The articles are quite detailed reflecting his profound knowledge of the region.


Montag

walrus,
There's a quite excellent book by Janusz Piekalkiewicz, "The Cavalry of World War II," which gives their last gasps in each country. Here's what he says about the British Army:

"Great Britain
By the outbreak of war, only the 5th Cavalry Brigade--composed of three regiments, the Cheshire Yeomanry, the North Somerset Yeomanry and the Yorkshire Dragoons--had been spared the process of mechanization into armoured units. The Cheshire regiment, or the Earl of Chester's Yeomanry, was posted to the Near East under Lieutenant-Colonel D. E. Williams, M.B.E., T. D., to take part in the Syrian campaign of June 1941. It was the last action seen by a mounted unit of the British Army. The Yeomanry cavalrymen were armed with sabres and rifles; each squadron had a Hotchkiss machine-gun section, and in the headquarters squadron there was a Vickers machine-gun section. The horses were mainly hunters. The Yeomanry Regiment acquitted itself well, and Churchill noted that 'this successful campaign in Syria' notably improved the strategic position in the Near East. Shortly afterwards the regiment was dismounted and became a dispatch unit for the Royal Signals. Lieutenant-Colonel Williams observed: 'There was no actual farewell mounted parade; but the whole regiment had a cross-country race of four miles, which finished with swimming the River Jordan. It was very much enjoyed by all.'"

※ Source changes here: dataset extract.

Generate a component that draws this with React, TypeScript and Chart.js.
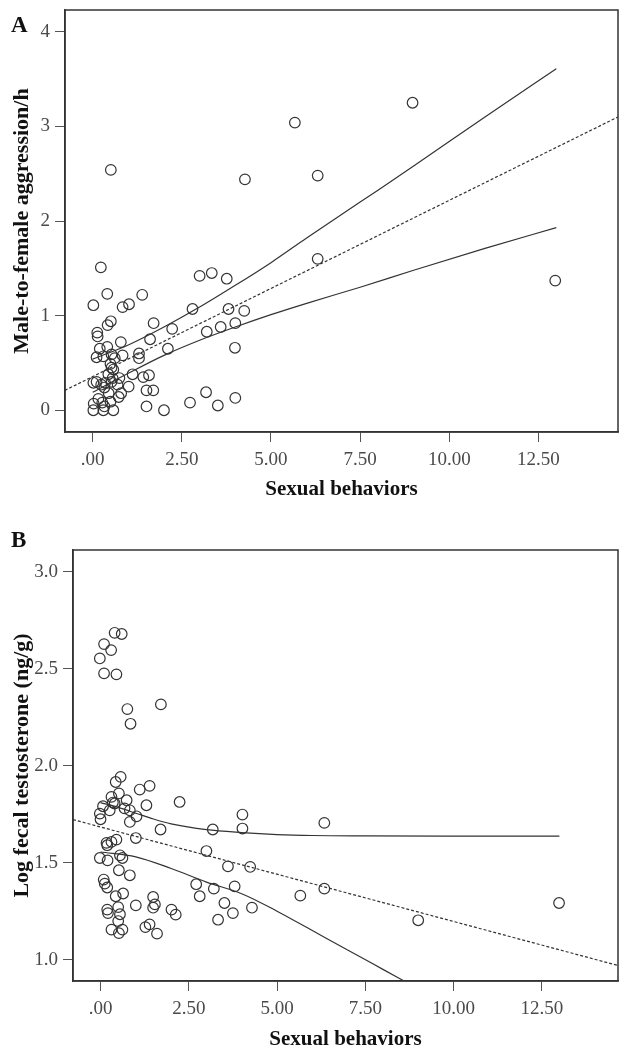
import React, { useEffect, useRef } from "react";
import { Chart, registerables } from "chart.js";
Chart.register(...registerables);

// ---------- shared axis ticks ----------
const xTicks = [0, 2.5, 5, 7.5, 10, 12.5];
const xTickLabels = [".00", "2.50", "5.00", "7.50", "10.00", "12.50"];
const xTitle = "Sexual behaviors";

// ---------- Panel A ----------
const yTicksA = [0, 1, 2, 3, 4];
const yTickLabelsA = ["0", "1", "2", "3", "4"];
const yTitleA = "Male-to-female aggression/h";

const sexA = [
  0.51, 4.27, 5.67, 8.97, 6.31, 6.31, 12.97, 0.23, 0.02, 0.41, 0.84, 1.02, 1.39, 3.0, 3.34, 3.76, 2.8,
  3.81, 4.25, 1.71, 2.23, 3.2, 3.59, 4.0, 3.99, 2.11, 1.61, 0.13, 0.14, 0.51, 0.42, 0.79, 0.41, 0.2,
  0.11, 0.3, 0.53, 0.84, 1.3, 1.3, 1.12, 1.42, 1.58, 1.51, 1.7, 1.01, 0.75, 0.5, 0.53, 0.58, 0.44,
  0.11, 0.02, 0.24, 0.33, 0.53, 0.56, 0.7, 0.16, 0.03, 0.27, 0.5, 0.73, 0.8, 0.02, 0.3, 0.58, 0.33,
  1.51, 2.0, 2.73, 3.18, 3.51, 4.0, 0.35, 0.45, 0.62,
];
const aggA = [
  2.54, 2.44, 3.04, 3.25, 2.48, 1.6, 1.37, 1.51, 1.11, 1.23, 1.09, 1.12, 1.22, 1.42, 1.45, 1.39, 1.07,
  1.07, 1.05, 0.92, 0.86, 0.83, 0.88, 0.92, 0.66, 0.65, 0.75, 0.82, 0.78, 0.94, 0.9, 0.72, 0.67, 0.65,
  0.56, 0.57, 0.59, 0.58, 0.6, 0.55, 0.38, 0.35, 0.37, 0.21, 0.21, 0.25, 0.34, 0.49, 0.45, 0.43, 0.38,
  0.3, 0.29, 0.27, 0.24, 0.3, 0.34, 0.27, 0.12, 0.07, 0.08, 0.09, 0.14, 0.18, 0.0, 0.0, 0.0, 0.04,
  0.04, 0.0, 0.08, 0.19, 0.05, 0.13, 0.29, 0.18, 0.55,
];
const fitAx = [-0.78, 14.73];
const fitAy = [0.21, 3.1];
const ciAx = [0, 1, 2, 3, 4, 5, 6, 7.5, 9, 11, 13];
const ciAUpper = [0.54, 0.69, 0.88, 1.09, 1.32, 1.56, 1.82, 2.2, 2.58, 3.1, 3.61];
const ciALower = [0.19, 0.39, 0.58, 0.74, 0.88, 1.01, 1.13, 1.3, 1.48, 1.71, 1.93];

// ---------- Panel B ----------
const yTicksB = [1.0, 1.5, 2.0, 2.5, 3.0];
const yTickLabelsB = ["1.0", "1.5", "2.0", "2.5", "3.0"];
const yTitleB = "Log fecal testosterone (ng/g)";

const sexB = [
  -0.02, 0.1, 0.3, 0.4, 0.6, 0.1, 0.45, 0.76, 0.85, 1.71, 0.57, 0.43, 1.11, 1.39, 2.24, 0.31, 0.52,
  0.74, 0.4, 0.07, 0.26, 0.83, 1.02, 1.3, -0.02, 0.0, 0.83, 1.7, 1.0, 3.18, 4.02, 4.02, 3.0, 3.61,
  4.24, 5.66, 0.17, 0.31, 0.45, 0.19, -0.02, 0.2, 0.55, 0.62, 0.52, 0.83, 0.09, 0.12, 0.19, 0.43,
  0.64, 1.0, 1.49, 1.54, 1.49, 0.19, 0.21, 0.5, 0.55, 0.5, 0.31, 0.52, 0.62, 1.27, 1.39, 1.6, 2.01,
  2.13, 2.71, 2.81, 3.21, 3.51, 3.8, 3.75, 3.33, 4.29, 6.34, 6.34, 9.0, 12.99, 0.35, 0.68,
];
const testoB = [
  2.553, 2.627, 2.596, 2.685, 2.679, 2.476, 2.471, 2.292, 2.216, 2.316, 1.942, 1.916, 1.877, 1.896,
  1.813, 1.839, 1.857, 1.822, 1.805, 1.791, 1.77, 1.77, 1.739, 1.796, 1.753, 1.724, 1.71, 1.671,
  1.627, 1.671, 1.748, 1.676, 1.56, 1.481, 1.478, 1.33, 1.602, 1.607, 1.619, 1.59, 1.524, 1.512,
  1.538, 1.524, 1.461, 1.435, 1.413, 1.392, 1.372, 1.327, 1.341, 1.28, 1.323, 1.285, 1.268, 1.258,
  1.24, 1.271, 1.234, 1.199, 1.155, 1.137, 1.155, 1.168, 1.182, 1.134, 1.258, 1.232, 1.389, 1.327,
  1.366, 1.292, 1.378, 1.24, 1.206, 1.268, 1.705, 1.366, 1.203, 1.292, 1.81, 1.78,
];
const fitBx = [-0.78, 14.66];
const fitBy = [1.722, 0.97];
const ciBUx = [0, 0.5, 1, 1.5, 2, 3, 4, 5, 6, 7.5, 10, 13];
const ciBUpper = [1.81, 1.785, 1.755, 1.725, 1.7, 1.67, 1.655, 1.645, 1.64, 1.638, 1.637, 1.637];
const ciBLx = [0, 1, 2, 3, 4, 5, 6, 7, 8, 9, 10, 13];
const ciBLower = [1.555, 1.53, 1.47, 1.4, 1.34, 1.25, 1.15, 1.05, 0.95, 0.85, 0.75, 0.45];

const FONT = '"Liberation Serif", "Times New Roman", serif';
const INK = "#333";

const zip = (xs: number[], ys: number[]) => xs.map((x, i) => ({ x, y: ys[i] }));

const framePlugin = {
  id: "frame",
  afterDraw(chart: any, _args: any, opts: any) {
    const { ctx, chartArea: ca } = chart;
    ctx.save();
    ctx.strokeStyle = INK;
    ctx.lineWidth = 1.5;
    ctx.strokeRect(ca.left, ca.top, ca.right - ca.left, ca.bottom - ca.top);
    ctx.fillStyle = "#111";
    ctx.font = `bold 23px ${FONT}`;
    ctx.textBaseline = "alphabetic";
    ctx.textAlign = "left";
    ctx.fillText(opts.letter, opts.lx, opts.ly);
    ctx.restore();
  },
};

type PanelProps = {
  width: number;
  height: number;
  padTop: number;
  yWidth: number;
  xHeight: number;
  xMin: number;
  xMax: number;
  yMin: number;
  yMax: number;
  yTicks: number[];
  yTickLabels: string[];
  yTitle: string;
  xs: number[];
  ys: number[];
  fit: { x: number; y: number }[];
  ciU: { x: number; y: number }[];
  ciL: { x: number; y: number }[];
  letter: string;
  letterY: number;
  xTitlePad: number;
};

function Panel(p: PanelProps) {
  const ref = useRef<HTMLCanvasElement | null>(null);
  useEffect(() => {
    if (!ref.current) return;
    const lineDs = (data: any[], dash: number[], w: number) => ({
      type: "scatter" as const,
      data,
      showLine: true,
      pointRadius: 0,
      borderColor: INK,
      borderWidth: w,
      borderDash: dash,
      fill: false,
      cubicInterpolationMode: "monotone" as const,
      tension: 0.4,
    });
    const tickFont = { family: FONT, size: 19 };
    const chart = new Chart(ref.current, {
      type: "scatter",
      data: {
        datasets: [
          lineDs(p.ciU, [], 1.2),
          lineDs(p.ciL, [], 1.2),
          lineDs(p.fit, [3, 2], 1.2),
          {
            type: "scatter",
            data: zip(p.xs, p.ys),
            pointRadius: 5.3,
            pointBorderWidth: 1.2,
            pointBorderColor: INK,
            pointBackgroundColor: "rgba(0,0,0,0)",
            showLine: false,
          } as any,
        ],
      },
      options: {
        responsive: false,
        animation: false,
        events: [],
        layout: { autoPadding: false, padding: { top: p.padTop, right: 1, left: 0, bottom: 0 } },
        plugins: {
          legend: { display: false },
          tooltip: { enabled: false },
          frame: { letter: p.letter, lx: 11, ly: p.letterY },
        } as any,
        scales: {
          x: {
            type: "linear",
            min: p.xMin,
            max: p.xMax,
            afterBuildTicks: (s: any) => {
              s.ticks = xTicks.map((v) => ({ value: v }));
            },
            afterFit: (s: any) => {
              s.height = p.xHeight;
              s.paddingLeft = 0;
              s.paddingRight = 0;
            },
            ticks: {
              callback: (_v: any, i: number) => xTickLabels[i] ?? "",
              font: tickFont,
              color: "#4a4a4a",
              padding: 7,
              maxRotation: 0,
              autoSkip: false,
            },
            grid: { display: true, drawOnChartArea: false, drawTicks: true, tickLength: 10, color: "#555", lineWidth: 1 },
            border: { display: true, color: INK, width: 1.5 },
            title: {
              display: true,
              text: xTitle,
              font: { family: FONT, size: 21, weight: "bold" },
              color: "#111",
              padding: { top: 0, bottom: p.xTitlePad },
            },
          },
          y: {
            type: "linear",
            min: p.yMin,
            max: p.yMax,
            afterBuildTicks: (s: any) => {
              s.ticks = p.yTicks.map((v) => ({ value: v }));
            },
            afterFit: (s: any) => {
              s.width = p.yWidth;
              s.paddingTop = 0;
              s.paddingBottom = 0;
            },
            ticks: {
              callback: (_v: any, i: number) => p.yTickLabels[i] ?? "",
              font: tickFont,
              color: "#4a4a4a",
              padding: 5,
            },
            grid: { display: true, drawOnChartArea: false, drawTicks: true, tickLength: 10, color: "#555", lineWidth: 1 },
            border: { display: true, color: INK, width: 1.5 },
            title: {
              display: true,
              text: p.yTitle,
              font: { family: FONT, size: 22, weight: "bold" },
              color: "#111",
              padding: { top: 9, bottom: 0 },
            },
          },
        },
      } as any,
      plugins: [framePlugin as any],
    });
    return () => chart.destroy();
  }, []);
  return (
    <canvas
      ref={ref}
      width={p.width}
      height={p.height}
      style={{ display: "block", width: p.width, height: p.height }}
    />
  );
}

export default function App() {
  return (
    <div style={{ position: "absolute", left: 0, top: 0, width: 619, height: 1054, background: "#fff" }}>
      <Panel
        width={619}
        height={512}
        padTop={10}
        yWidth={65}
        xHeight={80}
        xMin={-0.775}
        xMax={14.73}
        yMin={-0.23}
        yMax={4.23}
        yTicks={yTicksA}
        yTickLabels={yTickLabelsA}
        yTitle={yTitleA}
        xs={sexA}
        ys={aggA}
        fit={zip(fitAx, fitAy)}
        ciU={zip(ciAx, ciAUpper)}
        ciL={zip(ciAx, ciALower)}
        letter="A"
        letterY={32}
        xTitlePad={10}
      />
      <Panel
        width={619}
        height={542}
        padTop={38}
        yWidth={73}
        xHeight={73}
        xMin={-0.78}
        xMax={14.66}
        yMin={0.89}
        yMax={3.112}
        yTicks={yTicksB}
        yTickLabels={yTickLabelsB}
        yTitle={yTitleB}
        xs={sexB}
        ys={testoB}
        fit={zip(fitBx, fitBy)}
        ciU={zip(ciBUx, ciBUpper)}
        ciL={zip(ciBLx, ciBLower)}
        letter="B"
        letterY={35}
        xTitlePad={2}
      />
    </div>
  );
}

The last mounted British Imperial troops were the Burmese Frontier Force, with each column of 100 Burmese being commanded by 2-3 British officers seconded from the Indian cavalry. On March 18, 1942 the the 2nd Frontier Forces column under Captain Arthur Sandeman mistook Japanese soldiers for Chinese and rode too close before discovering their mistake:

"The machine-gunners opened fire from two sides at once; the patrol had fallen into an ambush. Captain Sandeman instantly drew his sabre, ordered the bugler to give the signal for attack, and galloped towards the enemy. This was to be the last cavalry charge in the history of the British cavalry. With the battle cry 'Sat Sri Akal!' his riders followed. But neither the captain nor any of his men reached the Japanese positions. Captain Sandeman died in a hail of bullets, sabre in hand."